Esta debería ser, sin embargo, una decisión extrema. El uso excesivo de este derecho inevitablemente va mellando la libertad de expresión; se va imponiendo la autocensura y la sociedad termina por perder su capacidad de interesarse y exigir el conocimiento de lo que realmente ocurre.

Para ponerlo de otra manera: estoy cada vez más convencido de que la ley, como se ha dicho aquí, en especial a la luz del ordenamiento internacional, debería proporcionarnos la estructura que asegure el máximo de libertad, en especial en materias como expresión, información y acceso a la información. Pero, al mismo tiempo, deberíamos apelar a la responsabilidad ética para garantizar el necesario equilibrio, frenando así la tentación de imponer una legislación restrictiva.

El mejor camino

La autorregulación, entendida como el juicio de los pares, que no es una opinión “a lo compadre”, sino una exigencia del más alto nivel profesional, debería proporcionar la respuesta equilibrada al malestar del público y los eventuales excesos de los periodistas y los medios.

En los últimos años, frente a algunas situaciones que produjeron conmoción en el país, se planteó el tema de una eventual incompatibilidad entre la ética y la ley.
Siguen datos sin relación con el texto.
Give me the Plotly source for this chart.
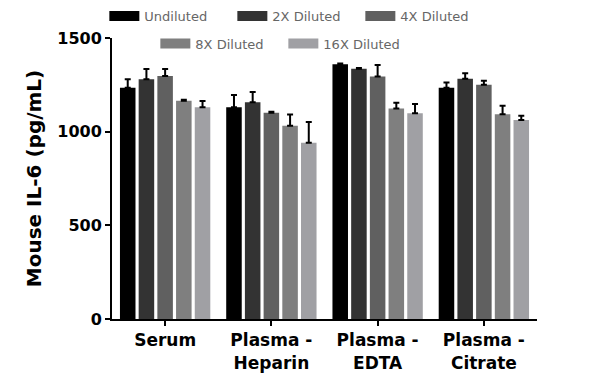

Me parece, y aquí quiero hablar en primer lugar como periodista, habiendo trabajado en los años duros de la dictadura, pero también como integrante tanto del Tribunal de Etica del Colegio como del Consejo de la Federación de Medios, que la experiencia ya ha dado una clara respuesta a este falso dilema y así lo han entendido, lo que debería llamarnos la atención, tanto los profesionales del periodismo como los empresarios.

Falta que la sociedad en su conjunto, que en otros tiempos llamábamos sencillamente la opinión pública, descubra que la autorregulación es un mejor camino y que es la mejor garantía para el gran y más importante objetivo: asegurar las libertades de expresión y de prensa.
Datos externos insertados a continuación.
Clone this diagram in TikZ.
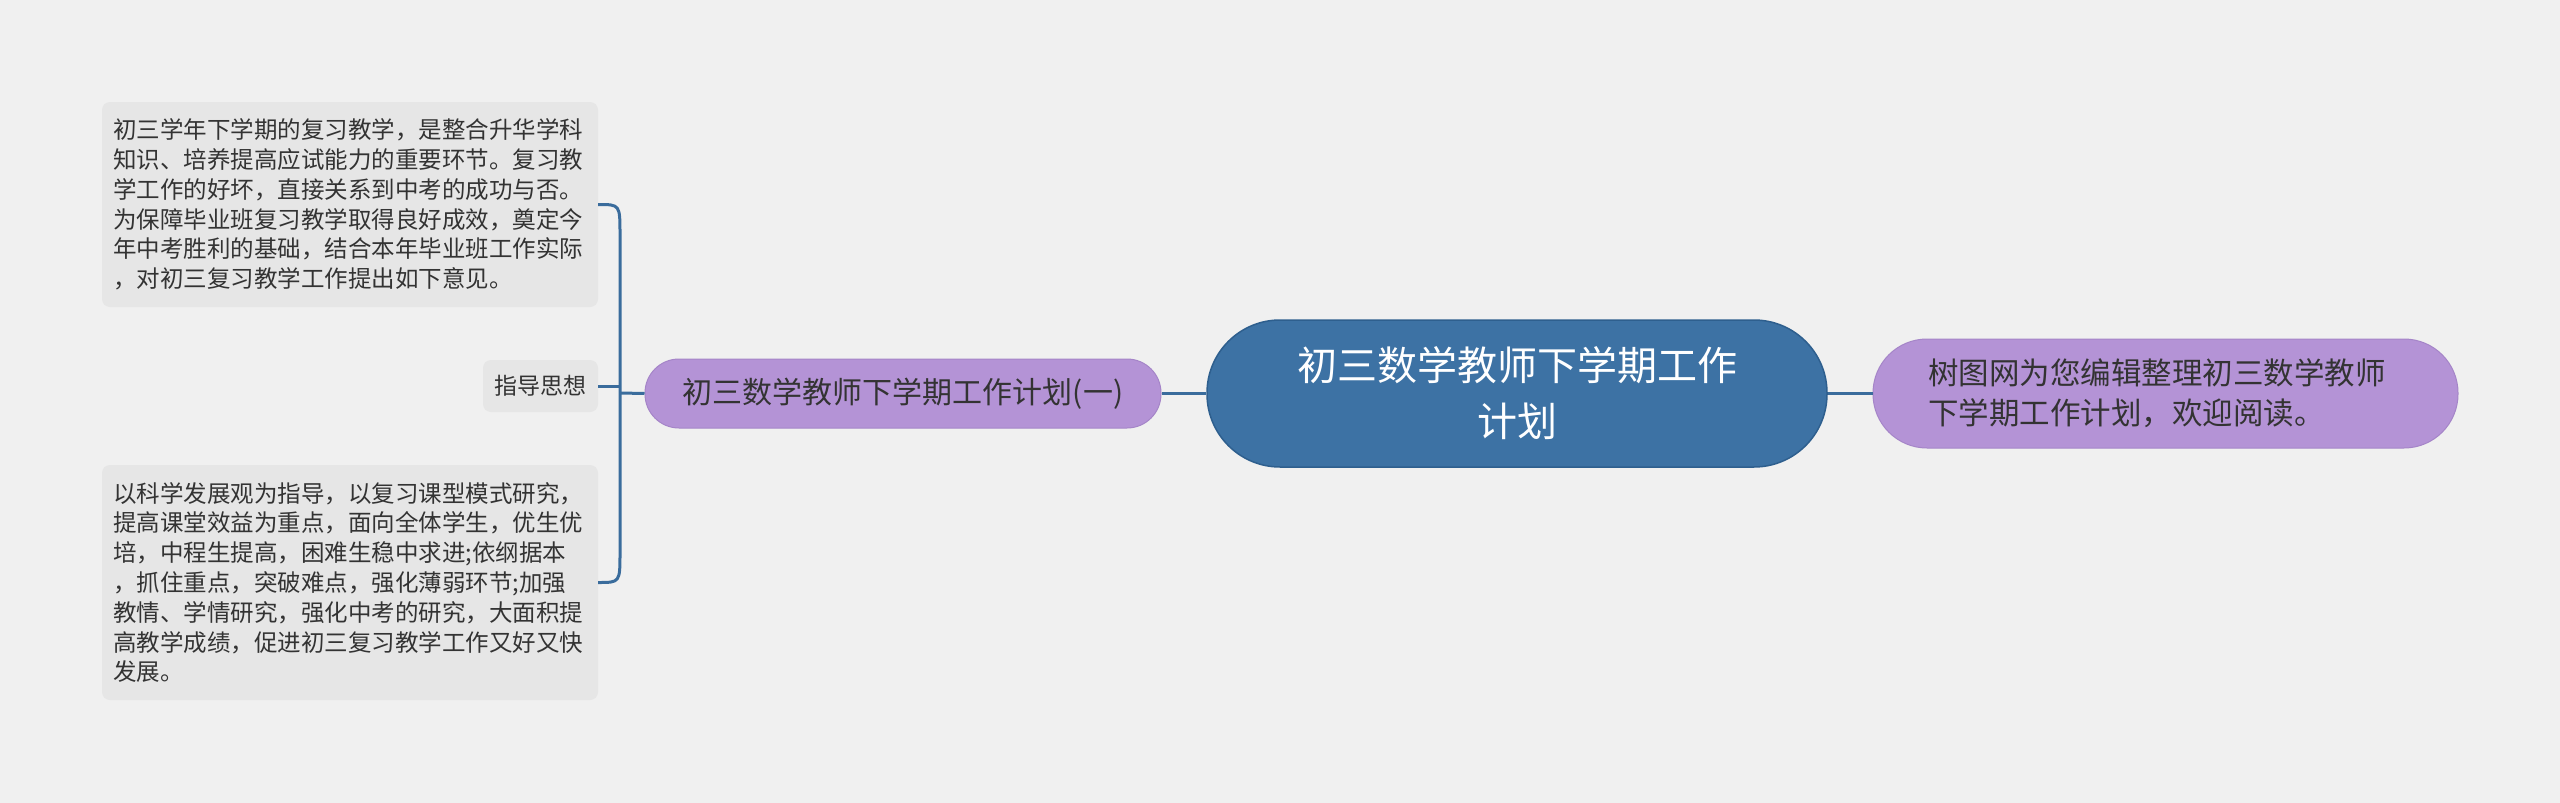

Tal vez así haríamos realidad la ilusión que alentábamos hace medio siglo y que nos obligó a pagar tan alto precio cuando nuestra democracia hizo crisis.

Sigo creyendo que realmente es posible -equilibrando el impulso positivo de la ley a favor de las libertades de expresión y de prensa con el llamado ético a la responsabilidad- prestar el servicio que la sociedad democrática espera del periodismo.